For many years, animals with missing limbs and other skeletal problems were expected to adapt on their own and do well. Three-legged dogs suffer from chronic neck and back pain, as well as arthritis. Humane euthanasia was considered to be the only option, since the dog was unable to hop around anymore. Rigid casts, used to immobilize a limb as part of a medical treatment, inevitably create wounds and sores. Dogs that are not eligible for surgery for the correction of a cranial cruciate stifle injury – or unable to afford it- were left to suffer from the chronic pain of an unstable joint.
Today, we know that a correct modes of walking and moving will improve the physical and mental health of the pet, maximizing the overall quality of life. Thanks to a better understanding of animal physical fitness gained over the past 15 years, and with the creation of the Sports Medicine and Rehabilitation specialty within the veterinary field, our goal now is to improve the mobility and functionality of animals with disabilities through the use of mechanical appliances such as orthosis and prosthesis.
Orthosis or “braces” are devices that complement an orthopedic surgery, and sometimes represent an alternative to the surgery itself. These devices attach to the affected body part of the animal to support, immobilize, align, or correct a deformity. The orthotics have hinges to promote normal range of motion and prevent muscle atrophy. An example is a custom brace to support a stifle instability caused by a cranial cruciate injury. A veterinary prosthesis, on the other hand, replaces a missing limb or a section of the limb to facilitate a pet’s mobility. The current consensus in veterinary medicine is to avoid amputation of the entire limb if part of it can be saved and adapted with a prosthesis.
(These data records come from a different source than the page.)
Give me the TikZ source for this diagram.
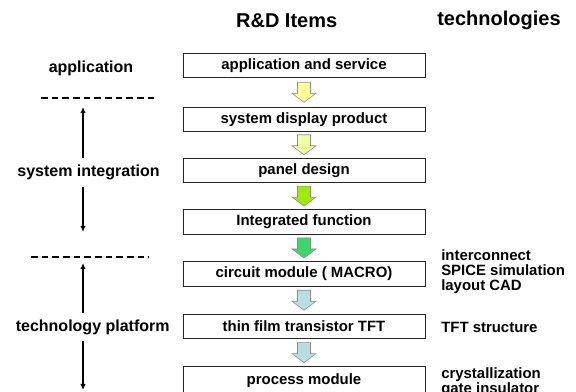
\documentclass[tikz,border=0pt]{standalone}
\usepackage{fontspec}
\setmainfont{Liberation Sans}
\usepackage{tikz}
\usetikzlibrary{calc,arrows.meta}

\definecolor{arrowA}{HTML}{FFFF99}
\definecolor{arrowB}{HTML}{F0FFA6}
\definecolor{arrowC}{HTML}{9CEB0A}
\definecolor{arrowD}{HTML}{3DD66B}
\definecolor{arrowE}{HTML}{B8DEE0}

\begin{document}
\begin{tikzpicture}[x=0.75pt,y=-0.75pt,
    item_node/.style={draw=black!85,line width=0.6pt,minimum width=181.5pt,minimum height=18.4pt,inner sep=0pt,font=\fontsize{11.2}{13}\selectfont\bfseries},
    level_node/.style={inner xsep=0pt,inner ysep=4.9pt,font=\fontsize{12}{14}\selectfont\bfseries},
    tech_node/.style={anchor=west,align=left,inner sep=0pt,font=\fontsize{11.2}{11.25}\selectfont\bfseries},
    head_node/.style={font=\fontsize{15}{18}\selectfont\bfseries},
    block_arrow/.style={draw=black!45,line width=0.4pt},
    level_line/.style={line width=2.1pt,dash pattern=on 5pt off 3pt},
    level_arrow/.style={line width=1.5pt,-{Latex[length=4.5pt,width=4pt]}}]
    \useasboundingbox (0,0) rectangle (576,392);
    \clip (0,0) rectangle (576,392);
    % headings
    \node[head_node] (h1) at (286.7,20.5) {R\&D Items};
    \node[head_node] (h2) at (499,20.5) {technologies};
    % R&D items
    \node[item_node] (1) at (304,65.3) {application and service};
    \node[item_node] (2) at (304,119.3) {system display product};
    \node[item_node] (3) at (304,170.2) {panel design};
    \node[item_node] (4) at (304,222) {Integrated function};
    \node[item_node] (5) at (304,274) {circuit module ( MACRO)};
    \node[item_node] (6) at (304,326.5) {thin film transistor TFT};
    \node[item_node,minimum height=21pt] (7) at (304,380.5) {process module};
    % block arrows
    \filldraw[block_arrow,fill=arrowA] ($(1.south)!.5!(2.north)$) ++(-6.5,-10) -- ++(13,0) -- ++(0,11) -- ++(5.5,0) -- ++(-12,9) -- ++(-12,-9) -- ++(5.5,0) -- cycle;
    \filldraw[block_arrow,fill=arrowB] ($(2.south)!.5!(3.north)$) ++(-6.5,-10) -- ++(13,0) -- ++(0,11) -- ++(5.5,0) -- ++(-12,9) -- ++(-12,-9) -- ++(5.5,0) -- cycle;
    \filldraw[block_arrow,fill=arrowC] ($(3.south)!.5!(4.north)$) ++(-6.5,-10) -- ++(13,0) -- ++(0,11) -- ++(5.5,0) -- ++(-12,9) -- ++(-12,-9) -- ++(5.5,0) -- cycle;
    \filldraw[block_arrow,fill=arrowD] ($(4.south)!.5!(5.north)$) ++(-6.5,-10) -- ++(13,0) -- ++(0,11) -- ++(5.5,0) -- ++(-12,9) -- ++(-12,-9) -- ++(5.5,0) -- cycle;
    \filldraw[block_arrow,fill=arrowE] ($(5.south)!.5!(6.north)$) ++(-6.5,-10) -- ++(13,0) -- ++(0,11) -- ++(5.5,0) -- ++(-12,9) -- ++(-12,-9) -- ++(5.5,0) -- cycle;
    \filldraw[block_arrow,fill=arrowE] ($(6.south)!.5!(7.north)$) ++(-6.5,-10) -- ++(13,0) -- ++(0,11) -- ++(5.5,0) -- ++(-12,9) -- ++(-12,-9) -- ++(5.5,0) -- cycle;
    % levels
    \node[level_node] (app) at (91,68) {application};
    \node[level_node] (sys) at (88.5,172.7) {system integration};
    \node[level_node] (tec) at (92.7,327) {technology platform};
    \draw[level_line] (41,98) -- (155,98);
    \draw[level_line] (31,257) -- (149,257);
    \coordinate (s1) at (83,107);
    \coordinate (s2) at (83,232);
    \coordinate (t1) at (83,263);
    \coordinate (t2) at (83,390);
    \draw[level_arrow] (sys.north -| s1) -- (s1);
    \draw[level_arrow] (sys.south -| s2) -- (s2);
    \draw[level_arrow] (tec.north -| t1) -- (t1);
    \draw[level_arrow] (tec.south -| t2) -- (t2);
    % technologies
    \node[tech_node] (k1) at (441,272) {interconnect\\SPICE simulation\\layout CAD};
    \node[tech_node] (k2) at (441,327.5) {TFT structure};
    \node[tech_node] (k3) at (441,381.7) {crystallization\\gate insulator};
\end{tikzpicture}
\end{document}
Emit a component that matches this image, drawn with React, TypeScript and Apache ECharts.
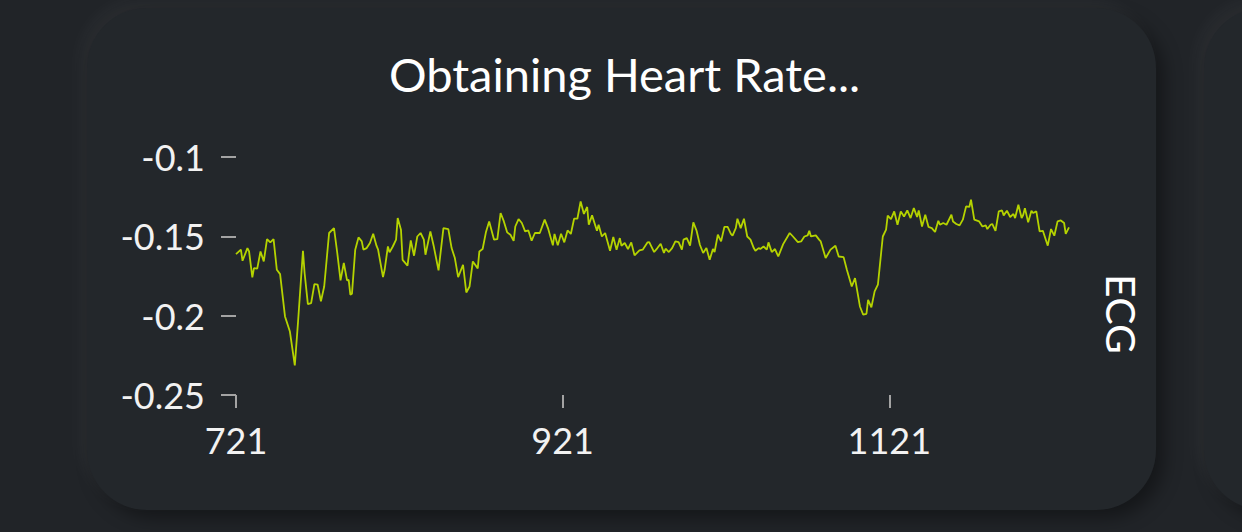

It is the job of a certified veterinary rehabilitation therapist (a licensed veterinarian certified in rehabilitation or a licensed physical therapist certified in animal rehab and under the direct supervision of a veterinarian) to provide orthotic/prosthetic specific rehabilitation therapy, so that the pet can acclimate to the device, and learn to use it.
As veterinary medicine evolves, so do the expectations to for our pets’ quality of life. It is not acceptable to allow pets to live an unnecessarily disabled life or to suffer early euthanasia for conditions that can now be managed with medical devices and rehabilitation therapy. Remember to educate yourself on the latest medical technologies and explore all of your options before making a medical decision that could profoundly impact your pet’s life.